Montréal, le 10 mai 2011. Le Collectif Échec à la guerre considère que l’Assemblée nationale du Québec devrait s’abstenir de cautionner l’assassinat extra-judiciaire d’Oussama Ben Laden de quelque façon que ce soit. La motion présentée par Gérard Deltell de l’ADQ ainsi que la reformulation sur un ton « plus sobre », souhaitée par le PQ, cautionneraient une opération contraire au droit international.
Un ennemi des États-Unis a été abattu, en dehors de tout cadre judiciaire, confirmant ainsi la tendance à l’érosion de l’état de droit et à l’érosion du droit international associées à la guerre « contre le terrorisme ». On a ainsi assisté à des détentions indéfinies sans procès, au recours à la torture, à la multiplication des assassinats ciblés menés par des « forces spéciales » ou des drones en violation de la souveraineté des États, au détournement de l’ONU pour avaliser les actions des pays envahisseurs en Irak et en Afghanistan, etc. L’adoption de la résolution 1973 du Conseil de sécurité autorisant les pays qui le veulent à utiliser « tous les moyens nécessaires » soi-disant pour protéger les civils en Libye est un autre exemple de ce détournement, cette résolution menant immédiatement l’OTAN à appuyer l’un des deux camps dans une guerre civile et à tenter d’assassiner le chef d’État libyen.
Depuis 2001, le discours officiel de la guerre « contre le terrorisme » sert de paravent pour justifier les avancées militaires au Moyen-Orient et en Asie centrale de l’empire étasunien et de ses proches alliés. Il est aussi invoqué par des régimes dictatoriaux à l’encontre des velléités démocratiques de leurs populations. Or, dans sa résolution, l’ADQ présente la mort de Ben Laden comme une avancée qui doit encourager l’OTAN à poursuivre sa guerre d’occupation en Afghanistan. À l’évidence, vu son rôle de représentativité, l’Assemblée nationale du Québec devrait s’abstenir de tout appui à une guerre que la grande majorité de la population québécoise désapprouve de façon non équivoque.

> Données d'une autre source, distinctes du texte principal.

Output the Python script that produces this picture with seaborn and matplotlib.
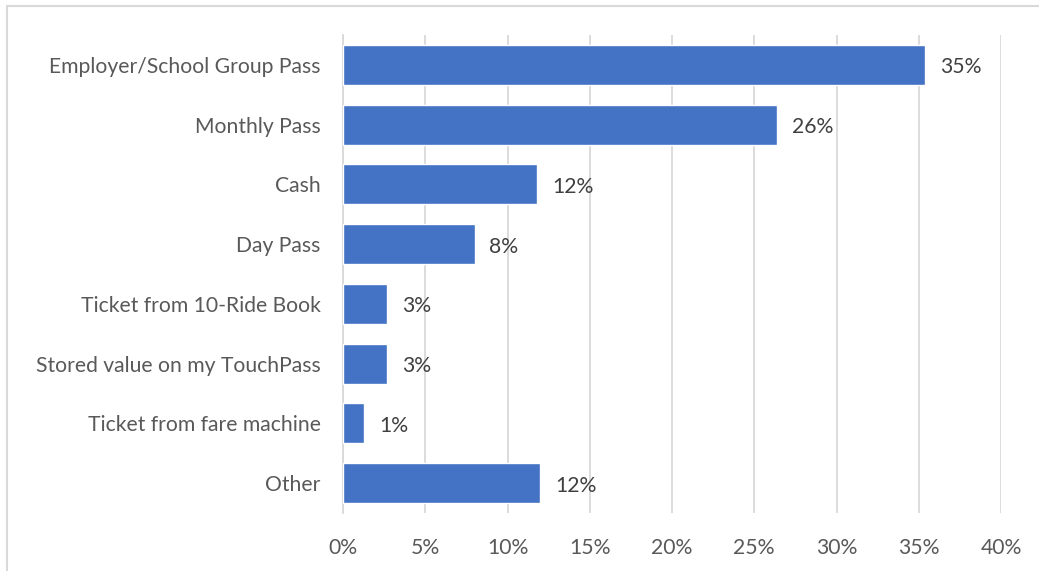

Contrairement à la député péquiste Louise Beaudoin, nous n’approuvons pas non plus le ton du président Obama sur la question, qui est loin de la sobriété : discours à la nation, visite à Ground Zero, et même, une rencontre avec le commando qui a abattu Ben Laden. Mais c’est davantage sur le fond de la question que nous divergeons. Contrairement au président Obama, nous ne pensons pas que « justice a été faite ». La justice aurait exigé de véritables efforts pour capturer Ben Laden vivant et lui intenter un procès public observant toutes les règles du droit. Un procès qui aurait pu se révéler embarrassant... L’assassinat sélectif nous ramène au contraire au « Far West » où chacun, à son gré, se « fait justice ».
Si l’Assemblée nationale du Québec veut réfléchir sur des enjeux qui ne relèvent pas immédiatement de sa juridiction mais qui nous concernent toutes et tous, elle devrait s’interroger sur cette dérive inquiétante.